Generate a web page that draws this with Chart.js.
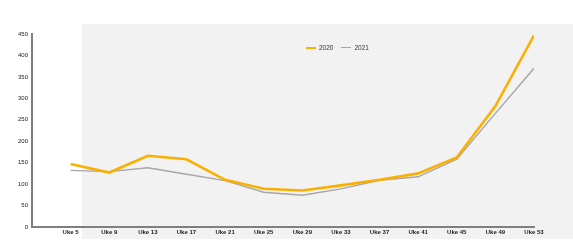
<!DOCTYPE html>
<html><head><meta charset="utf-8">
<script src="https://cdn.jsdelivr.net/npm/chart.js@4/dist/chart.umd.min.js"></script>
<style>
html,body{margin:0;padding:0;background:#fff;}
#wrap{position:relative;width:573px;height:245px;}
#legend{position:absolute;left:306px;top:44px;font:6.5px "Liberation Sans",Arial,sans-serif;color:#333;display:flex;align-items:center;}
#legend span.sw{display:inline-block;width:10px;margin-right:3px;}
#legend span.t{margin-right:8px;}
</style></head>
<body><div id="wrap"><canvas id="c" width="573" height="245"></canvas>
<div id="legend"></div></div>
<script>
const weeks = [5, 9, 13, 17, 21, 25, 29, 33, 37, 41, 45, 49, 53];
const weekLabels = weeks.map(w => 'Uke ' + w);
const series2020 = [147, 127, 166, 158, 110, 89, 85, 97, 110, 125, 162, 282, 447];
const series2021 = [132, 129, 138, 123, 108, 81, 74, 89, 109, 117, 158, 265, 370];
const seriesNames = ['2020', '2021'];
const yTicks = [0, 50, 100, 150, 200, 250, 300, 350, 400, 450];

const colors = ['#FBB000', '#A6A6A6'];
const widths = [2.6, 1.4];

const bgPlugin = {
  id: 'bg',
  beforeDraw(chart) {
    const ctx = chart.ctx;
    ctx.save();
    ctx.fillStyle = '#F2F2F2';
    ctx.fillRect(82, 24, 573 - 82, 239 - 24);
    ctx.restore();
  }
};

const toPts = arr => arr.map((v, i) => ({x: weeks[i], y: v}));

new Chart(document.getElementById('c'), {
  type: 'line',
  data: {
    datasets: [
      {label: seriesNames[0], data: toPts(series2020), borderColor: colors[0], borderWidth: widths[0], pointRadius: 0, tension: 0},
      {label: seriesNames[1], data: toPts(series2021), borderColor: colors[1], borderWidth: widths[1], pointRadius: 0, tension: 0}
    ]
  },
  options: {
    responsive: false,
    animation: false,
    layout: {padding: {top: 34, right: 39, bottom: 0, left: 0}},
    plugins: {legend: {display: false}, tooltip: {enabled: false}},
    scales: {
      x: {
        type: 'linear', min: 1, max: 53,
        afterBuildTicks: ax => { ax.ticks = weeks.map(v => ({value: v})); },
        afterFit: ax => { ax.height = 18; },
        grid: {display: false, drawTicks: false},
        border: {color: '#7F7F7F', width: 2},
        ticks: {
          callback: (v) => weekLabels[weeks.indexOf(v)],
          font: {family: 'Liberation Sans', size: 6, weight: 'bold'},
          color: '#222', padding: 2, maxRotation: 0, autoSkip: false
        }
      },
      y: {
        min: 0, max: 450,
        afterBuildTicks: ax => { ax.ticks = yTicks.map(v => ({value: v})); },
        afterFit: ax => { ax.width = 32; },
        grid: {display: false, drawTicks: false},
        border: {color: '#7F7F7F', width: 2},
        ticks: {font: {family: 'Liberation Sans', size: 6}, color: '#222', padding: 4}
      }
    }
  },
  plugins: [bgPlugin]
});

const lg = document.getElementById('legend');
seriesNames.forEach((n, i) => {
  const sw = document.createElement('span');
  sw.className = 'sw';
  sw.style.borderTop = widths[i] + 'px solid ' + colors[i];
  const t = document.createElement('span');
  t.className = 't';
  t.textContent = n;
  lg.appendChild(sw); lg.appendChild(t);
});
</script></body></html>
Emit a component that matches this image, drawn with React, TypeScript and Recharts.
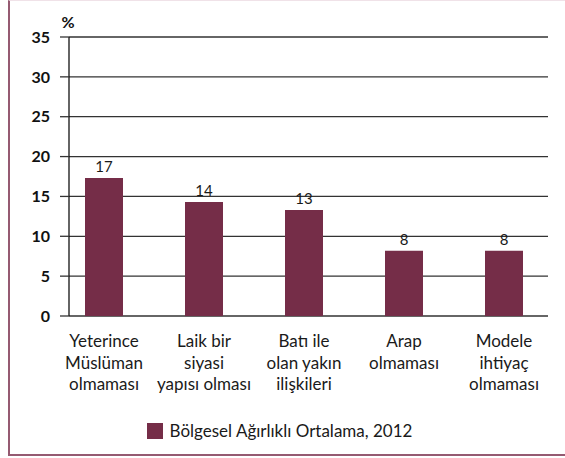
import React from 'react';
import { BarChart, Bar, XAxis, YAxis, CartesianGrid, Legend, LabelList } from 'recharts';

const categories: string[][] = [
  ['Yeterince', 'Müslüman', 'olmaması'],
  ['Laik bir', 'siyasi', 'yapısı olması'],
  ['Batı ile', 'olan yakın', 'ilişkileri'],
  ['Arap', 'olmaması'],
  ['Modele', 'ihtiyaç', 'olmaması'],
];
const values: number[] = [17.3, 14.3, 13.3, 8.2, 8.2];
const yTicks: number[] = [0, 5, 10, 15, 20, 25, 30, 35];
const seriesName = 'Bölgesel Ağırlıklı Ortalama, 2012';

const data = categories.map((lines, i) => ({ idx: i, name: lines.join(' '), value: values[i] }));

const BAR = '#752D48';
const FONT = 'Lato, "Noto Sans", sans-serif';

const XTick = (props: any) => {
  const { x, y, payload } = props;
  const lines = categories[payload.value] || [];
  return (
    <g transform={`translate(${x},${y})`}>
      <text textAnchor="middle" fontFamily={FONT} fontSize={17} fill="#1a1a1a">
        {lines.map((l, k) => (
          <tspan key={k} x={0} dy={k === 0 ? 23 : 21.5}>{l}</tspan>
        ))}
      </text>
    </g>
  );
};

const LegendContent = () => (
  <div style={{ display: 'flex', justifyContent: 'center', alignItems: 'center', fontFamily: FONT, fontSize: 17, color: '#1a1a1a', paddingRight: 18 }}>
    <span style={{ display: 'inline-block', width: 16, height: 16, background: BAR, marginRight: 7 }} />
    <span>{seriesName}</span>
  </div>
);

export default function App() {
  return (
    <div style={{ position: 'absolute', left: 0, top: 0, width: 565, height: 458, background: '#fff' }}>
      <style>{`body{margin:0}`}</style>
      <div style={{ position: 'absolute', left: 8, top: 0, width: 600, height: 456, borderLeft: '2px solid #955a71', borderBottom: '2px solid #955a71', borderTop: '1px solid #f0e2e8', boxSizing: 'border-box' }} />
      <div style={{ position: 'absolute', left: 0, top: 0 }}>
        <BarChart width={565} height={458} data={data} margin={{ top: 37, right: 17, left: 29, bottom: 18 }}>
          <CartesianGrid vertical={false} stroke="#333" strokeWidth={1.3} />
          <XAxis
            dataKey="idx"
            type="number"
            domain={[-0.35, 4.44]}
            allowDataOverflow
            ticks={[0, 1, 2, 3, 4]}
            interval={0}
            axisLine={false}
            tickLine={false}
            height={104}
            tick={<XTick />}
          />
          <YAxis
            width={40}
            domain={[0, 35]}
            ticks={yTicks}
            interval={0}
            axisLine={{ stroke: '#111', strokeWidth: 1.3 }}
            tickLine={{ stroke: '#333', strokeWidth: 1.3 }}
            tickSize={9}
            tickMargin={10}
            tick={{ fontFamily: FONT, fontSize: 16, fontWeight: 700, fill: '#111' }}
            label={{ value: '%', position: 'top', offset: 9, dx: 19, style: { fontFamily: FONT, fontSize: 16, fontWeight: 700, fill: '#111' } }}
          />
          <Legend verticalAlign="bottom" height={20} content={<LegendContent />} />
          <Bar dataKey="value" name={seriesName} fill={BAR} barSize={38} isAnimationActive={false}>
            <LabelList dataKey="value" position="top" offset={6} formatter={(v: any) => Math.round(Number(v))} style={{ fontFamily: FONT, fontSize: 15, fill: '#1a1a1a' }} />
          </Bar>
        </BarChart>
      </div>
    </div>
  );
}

···

• [PROBLEM STATEMENT]: Keep the pictures out and write out the records exactly.

• [RESULT FOR THIS TASK]:
Generate a web page that draws this with Chart.js.
<!DOCTYPE html>
<html><head><meta charset="utf-8">
<script src="https://cdn.jsdelivr.net/npm/chart.js@4/dist/chart.umd.min.js"></script>
<style>
html,body{margin:0;padding:0;background:#fff;}
#wrap{position:relative;width:573px;height:245px;}
#legend{position:absolute;left:306px;top:44px;font:6.5px "Liberation Sans",Arial,sans-serif;color:#333;display:flex;align-items:center;}
#legend span.sw{display:inline-block;width:10px;margin-right:3px;}
#legend span.t{margin-right:8px;}
</style></head>
<body><div id="wrap"><canvas id="c" width="573" height="245"></canvas>
<div id="legend"></div></div>
<script>
const weeks = [5, 9, 13, 17, 21, 25, 29, 33, 37, 41, 45, 49, 53];
const weekLabels = weeks.map(w => 'Uke ' + w);
const series2020 = [147, 127, 166, 158, 110, 89, 85, 97, 110, 125, 162, 282, 447];
const series2021 = [132, 129, 138, 123, 108, 81, 74, 89, 109, 117, 158, 265, 370];
const seriesNames = ['2020', '2021'];
const yTicks = [0, 50, 100, 150, 200, 250, 300, 350, 400, 450];

const colors = ['#FBB000', '#A6A6A6'];
const widths = [2.6, 1.4];

const bgPlugin = {
  id: 'bg',
  beforeDraw(chart) {
    const ctx = chart.ctx;
    ctx.save();
    ctx.fillStyle = '#F2F2F2';
    ctx.fillRect(82, 24, 573 - 82, 239 - 24);
    ctx.restore();
  }
};

const toPts = arr => arr.map((v, i) => ({x: weeks[i], y: v}));

new Chart(document.getElementById('c'), {
  type: 'line',
  data: {
    datasets: [
      {label: seriesNames[0], data: toPts(series2020), borderColor: colors[0], borderWidth: widths[0], pointRadius: 0, tension: 0},
      {label: seriesNames[1], data: toPts(series2021), borderColor: colors[1], borderWidth: widths[1], pointRadius: 0, tension: 0}
    ]
  },
  options: {
    responsive: false,
    animation: false,
    layout: {padding: {top: 34, right: 39, bottom: 0, left: 0}},
    plugins: {legend: {display: false}, tooltip: {enabled: false}},
    scales: {
      x: {
        type: 'linear', min: 1, max: 53,
        afterBuildTicks: ax => { ax.ticks = weeks.map(v => ({value: v})); },
        afterFit: ax => { ax.height = 18; },
        grid: {display: false, drawTicks: false},
        border: {color: '#7F7F7F', width: 2},
        ticks: {
          callback: (v) => weekLabels[weeks.indexOf(v)],
          font: {family: 'Liberation Sans', size: 6, weight: 'bold'},
          color: '#222', padding: 2, maxRotation: 0, autoSkip: false
        }
      },
      y: {
        min: 0, max: 450,
        afterBuildTicks: ax => { ax.ticks = yTicks.map(v => ({value: v})); },
        afterFit: ax => { ax.width = 32; },
        grid: {display: false, drawTicks: false},
        border: {color: '#7F7F7F', width: 2},
        ticks: {font: {family: 'Liberation Sans', size: 6}, color: '#222', padding: 4}
      }
    }
  },
  plugins: [bgPlugin]
});

const lg = document.getElementById('legend');
seriesNames.forEach((n, i) => {
  const sw = document.createElement('span');
  sw.className = 'sw';
  sw.style.borderTop = widths[i] + 'px solid ' + colors[i];
  const t = document.createElement('span');
  t.className = 't';
  t.textContent = n;
  lg.appendChild(sw); lg.appendChild(t);
});
</script></body></html>
Emit a component that matches this image, drawn with React, TypeScript and Recharts.
import React from 'react';
import { BarChart, Bar, XAxis, YAxis, CartesianGrid, Legend, LabelList } from 'recharts';

const categories: string[][] = [
  ['Yeterince', 'Müslüman', 'olmaması'],
  ['Laik bir', 'siyasi', 'yapısı olması'],
  ['Batı ile', 'olan yakın', 'ilişkileri'],
  ['Arap', 'olmaması'],
  ['Modele', 'ihtiyaç', 'olmaması'],
];
const values: number[] = [17.3, 14.3, 13.3, 8.2, 8.2];
const yTicks: number[] = [0, 5, 10, 15, 20, 25, 30, 35];
const seriesName = 'Bölgesel Ağırlıklı Ortalama, 2012';

const data = categories.map((lines, i) => ({ idx: i, name: lines.join(' '), value: values[i] }));

const BAR = '#752D48';
const FONT = 'Lato, "Noto Sans", sans-serif';

const XTick = (props: any) => {
  const { x, y, payload } = props;
  const lines = categories[payload.value] || [];
  return (
    <g transform={`translate(${x},${y})`}>
      <text textAnchor="middle" fontFamily={FONT} fontSize={17} fill="#1a1a1a">
        {lines.map((l, k) => (
          <tspan key={k} x={0} dy={k === 0 ? 23 : 21.5}>{l}</tspan>
        ))}
      </text>
    </g>
  );
};

const LegendContent = () => (
  <div style={{ display: 'flex', justifyContent: 'center', alignItems: 'center', fontFamily: FONT, fontSize: 17, color: '#1a1a1a', paddingRight: 18 }}>
    <span style={{ display: 'inline-block', width: 16, height: 16, background: BAR, marginRight: 7 }} />
    <span>{seriesName}</span>
  </div>
);

export default function App() {
  return (
    <div style={{ position: 'absolute', left: 0, top: 0, width: 565, height: 458, background: '#fff' }}>
      <style>{`body{margin:0}`}</style>
      <div style={{ position: 'absolute', left: 8, top: 0, width: 600, height: 456, borderLeft: '2px solid #955a71', borderBottom: '2px solid #955a71', borderTop: '1px solid #f0e2e8', boxSizing: 'border-box' }} />
      <div style={{ position: 'absolute', left: 0, top: 0 }}>
        <BarChart width={565} height={458} data={data} margin={{ top: 37, right: 17, left: 29, bottom: 18 }}>
          <CartesianGrid vertical={false} stroke="#333" strokeWidth={1.3} />
          <XAxis
            dataKey="idx"
            type="number"
            domain={[-0.35, 4.44]}
            allowDataOverflow
            ticks={[0, 1, 2, 3, 4]}
            interval={0}
            axisLine={false}
            tickLine={false}
            height={104}
            tick={<XTick />}
          />
          <YAxis
            width={40}
            domain={[0, 35]}
            ticks={yTicks}
            interval={0}
            axisLine={{ stroke: '#111', strokeWidth: 1.3 }}
            tickLine={{ stroke: '#333', strokeWidth: 1.3 }}
            tickSize={9}
            tickMargin={10}
            tick={{ fontFamily: FONT, fontSize: 16, fontWeight: 700, fill: '#111' }}
            label={{ value: '%', position: 'top', offset: 9, dx: 19, style: { fontFamily: FONT, fontSize: 16, fontWeight: 700, fill: '#111' } }}
          />
          <Legend verticalAlign="bottom" height={20} content={<LegendContent />} />
          <Bar dataKey="value" name={seriesName} fill={BAR} barSize={38} isAnimationActive={false}>
            <LabelList dataKey="value" position="top" offset={6} formatter={(v: any) => Math.round(Number(v))} style={{ fontFamily: FONT, fontSize: 15, fill: '#1a1a1a' }} />
          </Bar>
        </BarChart>
      </div>
    </div>
  );
}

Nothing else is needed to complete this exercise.